Necessidade básica - Amigo da Arte (2014) - Alceu Valença

A obra de Alceu Valença é recheada de discos inesquecíveis, fantásticos e antológicos.
Desde Molhado de Suor, com seu som áspero e pesado sem deixar de ser poético, passando pelo blockbuster Cavalo de Pau com seus hits, a delicadeza dos arranjos acústicos de Sete Desejos até seus últimos discos independentes.
Tudo é impecável sendo quase impossível apontar um preferido e, apesar da quantidade, - são 32 discos incluindo sete ao vivo, três onde revisita e repagina canções e uma trilha sonora – todos são diferentes e excelentes.
Os números excluem coletâneas.
Mas há entre todos estes um pelo qual tenho um carinho especial.
Talvez um dos menos comentados, este disco descreve e ilustra o carnaval pernambucano, roteirizando as faixas para contar o que se canta e dança durante os dias da folia no circuito Olinda/Recife.
Amigo da Arte, gravado no ano 2000, mas só lançado em 2014 é sublime.
E para quem já esteve nas cidades de Olinda e do Recife, escutar este disco chega a doer de vontade de estar lá novamente.
Seja no carnaval ou não...

A grande maioria das músicas já haviam sido gravadas por Alceu em algum ponto de sua carreira e ele conta que posicionou as canções no disco de forma que ouvinte tivesse a visão de como os festejos carnavalescos mexem com a vida e a alma do pernambucano.
Por suas faixas desfilam agremiações, blocos, caboclinhos, maracatus e afins.
Assim, a canção “Olinda” abre o disco (gravada originalmente no disco Estação da Luz, de 1985) apresentando a cidade antes do início da festa, ainda em paz e com “a calma dos mosteiros da Índia”, bucólica.
Sua audição transporta o ouvinte ao Alto da Sé de Olinda e à sensação que se tem ao olhar o mar lá de cima.
Não por acaso, é a imagem da capa do disco, um projeto gráfico de João Victor Pessanha sobre pintura belíssima da artista plástica olindense Mariza Lacerda que reproduz o convite do casamento de Alceu com Yanê Montenegro.
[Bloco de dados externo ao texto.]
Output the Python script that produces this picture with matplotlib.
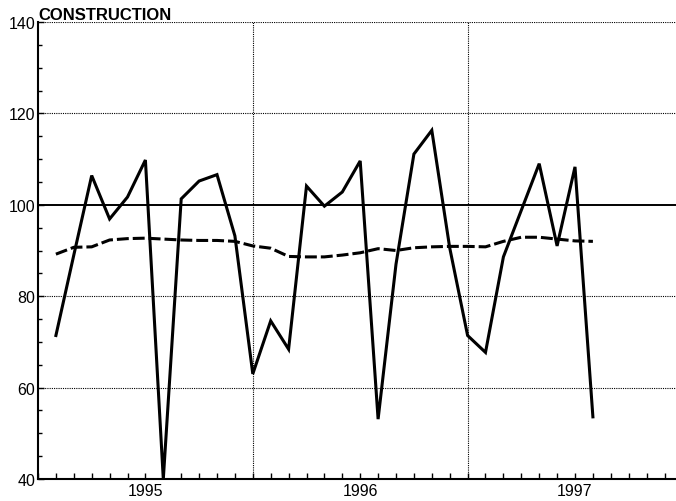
import matplotlib.pyplot as plt
import numpy as np
from matplotlib.ticker import MultipleLocator, FixedLocator

plt.rcParams['font.family'] = ['Liberation Sans', 'DejaVu Sans']

# valores mensuales, ene 1995 - jul 1997
construction = [71.4, 89.0, 106.4, 96.9, 101.7, 109.8, 40.0, 101.3, 105.2, 106.6,
                93.2, 63.0, 74.6, 68.4, 104.1, 99.7, 102.8, 109.6, 53.1, 87.0,
                111.1, 116.3, 90.6, 71.4, 67.7, 88.6, 98.8, 109.0, 91.0, 108.3,
                53.6]
trend = [89.2, 90.7, 90.8, 92.3, 92.6, 92.7, 92.5, 92.3, 92.2, 92.2,
         92.0, 91.0, 90.5, 88.7, 88.6, 88.6, 89.0, 89.5, 90.4, 90.0,
         90.6, 90.8, 90.9, 90.9, 90.8, 92.0, 92.9, 92.9, 92.5, 92.1,
         92.0]
years = ['1995', '1996', '1997']

months = np.arange(1, len(construction) + 1)

fig = plt.figure(figsize=(6.76, 5.02), dpi=100)
ax = fig.add_axes([38 / 676, 22 / 502, 644.4 / 676, 457 / 502])

# grilla punteada
for y in [60, 80, 120, 140]:
    ax.axhline(y, color='black', lw=0.8, ls=(0, (1, 1)), zorder=1)
for x in [12, 24]:
    ax.axvline(x, color='black', lw=0.8, ls=(0, (1, 1)), zorder=1)
ax.axhline(100, color='black', lw=1.4, zorder=1)

ax.plot(months, construction, color='black', lw=2.2, solid_joinstyle='miter', zorder=3)
ax.plot(months, trend, color='black', lw=2.2, ls=(0, (3.9, 1.3)), zorder=3)

ax.set_xlim(0, 36)
ax.set_ylim(40, 140)

ax.spines['top'].set_visible(False)
ax.spines['right'].set_visible(False)
ax.spines['left'].set_linewidth(1.5)
ax.spines['bottom'].set_linewidth(1.5)

ax.yaxis.set_major_locator(MultipleLocator(20))
ax.yaxis.set_minor_locator(MultipleLocator(5))
ax.xaxis.set_major_locator(FixedLocator([6, 18, 30]))
ax.set_xticklabels(years)
ax.xaxis.set_minor_locator(MultipleLocator(1))

ax.tick_params(axis='both', which='both', direction='in', color='black', width=1.0)
ax.tick_params(axis='y', which='major', length=4, pad=2, labelsize=11.5)
ax.tick_params(axis='y', which='minor', length=3)
ax.tick_params(axis='x', which='major', length=4, pad=3, labelsize=11.5)
ax.tick_params(axis='x', which='minor', length=4)

ax.text(0.0, 1.0, 'CONSTRUCTION', transform=ax.transAxes, fontsize=12,
        fontweight='bold', ha='left', va='bottom')

fig.savefig('out.png', dpi=100)
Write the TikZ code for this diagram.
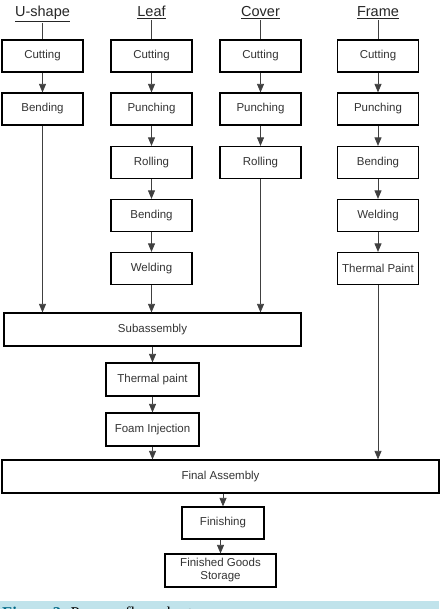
\documentclass[tikz,border=0pt]{standalone}
\usepackage{fontspec}
\setmainfont{Liberation Sans}
\newfontfamily\capfont{Liberation Serif}
\usetikzlibrary{arrows.meta}
\definecolor{capblue}{RGB}{192,227,235}
\definecolor{figteal}{RGB}{0,105,135}
\tikzset{
  stage/.style={draw=black, line width=1.2pt, text=black!80,
    inner sep=0pt, minimum width=81pt, minimum height=32pt,
    font=\fontsize{11.5}{13}\selectfont, align=center},
  head/.style={font=\fontsize{14.5}{16}\selectfont, text=black!85, inner sep=0.6pt},
  feed/.style={draw=black!75, line width=0.8pt},
  flow/.style={feed, -{Triangle[length=8.5pt,width=7pt]}},
}

\begin{document}
\begin{tikzpicture}[x=1pt,y=-1pt]
\useasboundingbox (0,0) rectangle (439,609);

% Headers
\node[head, anchor=base] (hu) at (42.5,17) {\underline{U-shape}};
\node[head, anchor=base] (hl) at (151.5,17) {\underline{Leaf}};
\node[head, anchor=base] (hc) at (260.5,17) {\underline{Cover}};
\node[head, anchor=base] (hf) at (378,17) {\underline{Frame}};

% U-shape
\node[stage] (ucut) at (42.5,56) {Cutting};
\node[stage] (ubend) at (42.5,109) {Bending};

% Leaf
\node[stage] (lcut) at (151.5,56) {Cutting};
\node[stage] (lpunch) at (151.5,109) {Punching};
\node[stage] (lroll) at (151.5,162.5) {Rolling};
\node[stage] (lbend) at (151.5,215.5) {Bending};
\node[stage] (lweld) at (151.5,268.5) {Welding};

% Cover
\node[stage] (ccut) at (260.5,56) {Cutting};
\node[stage] (cpunch) at (260.5,109) {Punching};
\node[stage] (croll) at (260.5,162.5) {Rolling};

% Frame
\node[stage] (fcut) at (378,56) {Cutting};
\node[stage] (fpunch) at (378,109) {Punching};
\node[stage] (fbend) at (378,162.5) {Bending};
\node[stage] (fweld) at (378,215.5) {Welding};
\node[stage] (fpaint) at (378,268.5) {Thermal Paint};

% Assembly line
\node[stage, minimum width=297pt, minimum height=33pt] (sub) at (152.5,329.5) {Subassembly};
\node[stage, minimum width=93pt, minimum height=33pt] (tpaint) at (152.5,379.5) {Thermal paint};
\node[stage, minimum width=93pt, minimum height=33pt] (foam) at (152.5,429.5) {Foam Injection};
\node[stage, minimum width=437pt, minimum height=33pt] (final) at (220.5,476.5) {Final Assembly};
\node[stage, minimum width=82pt] (finish) at (223,523) {Finishing};
\node[stage, minimum width=111pt, minimum height=33pt] (store) at (220.5,570.5) {Finished Goods\\Storage};

% header lines
\draw[feed] (hu) -- (ucut);
\draw[feed] (hl) -- (lcut);
\draw[feed] (hc) -- (ccut);
\draw[feed] (hf) -- (fcut);

% arrows
\draw[flow] (ucut) -- (ubend);
\draw[flow] (lcut) -- (lpunch);
\draw[flow] (lpunch) -- (lroll);
\draw[flow] (lroll) -- (lbend);
\draw[flow] (lbend) -- (lweld);
\draw[flow] (ccut) -- (cpunch);
\draw[flow] (cpunch) -- (croll);
\draw[flow] (fcut) -- (fpunch);
\draw[flow] (fpunch) -- (fbend);
\draw[flow] (fbend) -- (fweld);
\draw[flow] (fweld) -- (fpaint);

\draw[flow] (ubend) -- (ubend |- sub.north);
\draw[flow] (lweld) -- (sub.north -| lweld);
\draw[flow] (croll) -- (croll |- sub.north);
\draw[flow] (sub.south -| tpaint) -- (tpaint);
\draw[flow] (tpaint) -- (foam);
\draw[flow] (foam) -- (foam |- final.north);
\draw[flow] (fpaint) -- (fpaint |- final.north);
\draw[flow] (final.south -| finish) -- (finish);
\draw[flow] (finish.south -| store) -- (store);

% caption strip, cut off at the bottom
\begin{scope}
\clip (0,601) rectangle (439,609);
\fill[capblue] (0,601) rectangle (439,609);
\node[anchor=base west, inner sep=0pt, font=\capfont\fontsize{16.5}{18}\selectfont] (cap) at (2,618)
  {\textcolor{figteal}{\textbf{Figure 3.}} Process flow chart.};
\end{scope}

\end{tikzpicture}
\end{document}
Porém, isso dura apenas a primeira faixa já que daí em diante começa a festa e ouvimos maracatus, cocos, levadas de caboclinhos (principalmente na faixa “Nas Asas de Um Passarinho”)
A sequência com “Frevo da Lua”, “Frevo Dengoso” e “Homem da Meia Noite” que homenageia esta verdadeira instituição do carnaval recifense, representa o auge da festa onde milhares de pessoas invadem as ruas de Olinda e do Recife Antigo dançando e cantando.
Respira-se um pouco com a já citada “Nas Asas de Um Passarinho” e na suave e delicada “Amigo da Arte” para depois, novamente, o batuque pesado do “Maracatu” (original do disco Cavalo de Pau, 1982) e o forró “Sou Eu Teu Amor” (de Jackson do Pandeiro) dar continuidade ao carnaval.
A partir da nona faixa o carnaval se torna saudade instalada na memória e Alceu ao lado da cantora portuguesa Carminho, nos presenteia com a linda “Recife”.

O roteiro vai chegando ao fim e a quarta-feira de cinzas, representada pela canção “Sonho de Valsa” (também do disco Estação da Luz) ainda que de forma animada, mas cheia de saudades põe fim aos festejos.
O disco tem uma atmosfera envolvente, como um filme, como um disco conceitual que transporta o ouvinte para dentro dele e a repetição em loop do último verso faz ecoar na cabeça a sensação de estar em um sonho.
O disco rendeu uma turnê muito elogiada que se estendeu até 2019 e levou um pouco da magia do carnaval pernambucano à plateias do país todo.
Amigo da Arte foi produzido por Paulo Rafael sob direção artística do próprio Alceu e é dedicado ao poeta Carlos Fernando, parceiro que, segundo Alceu, o fez mergulhar no frevo.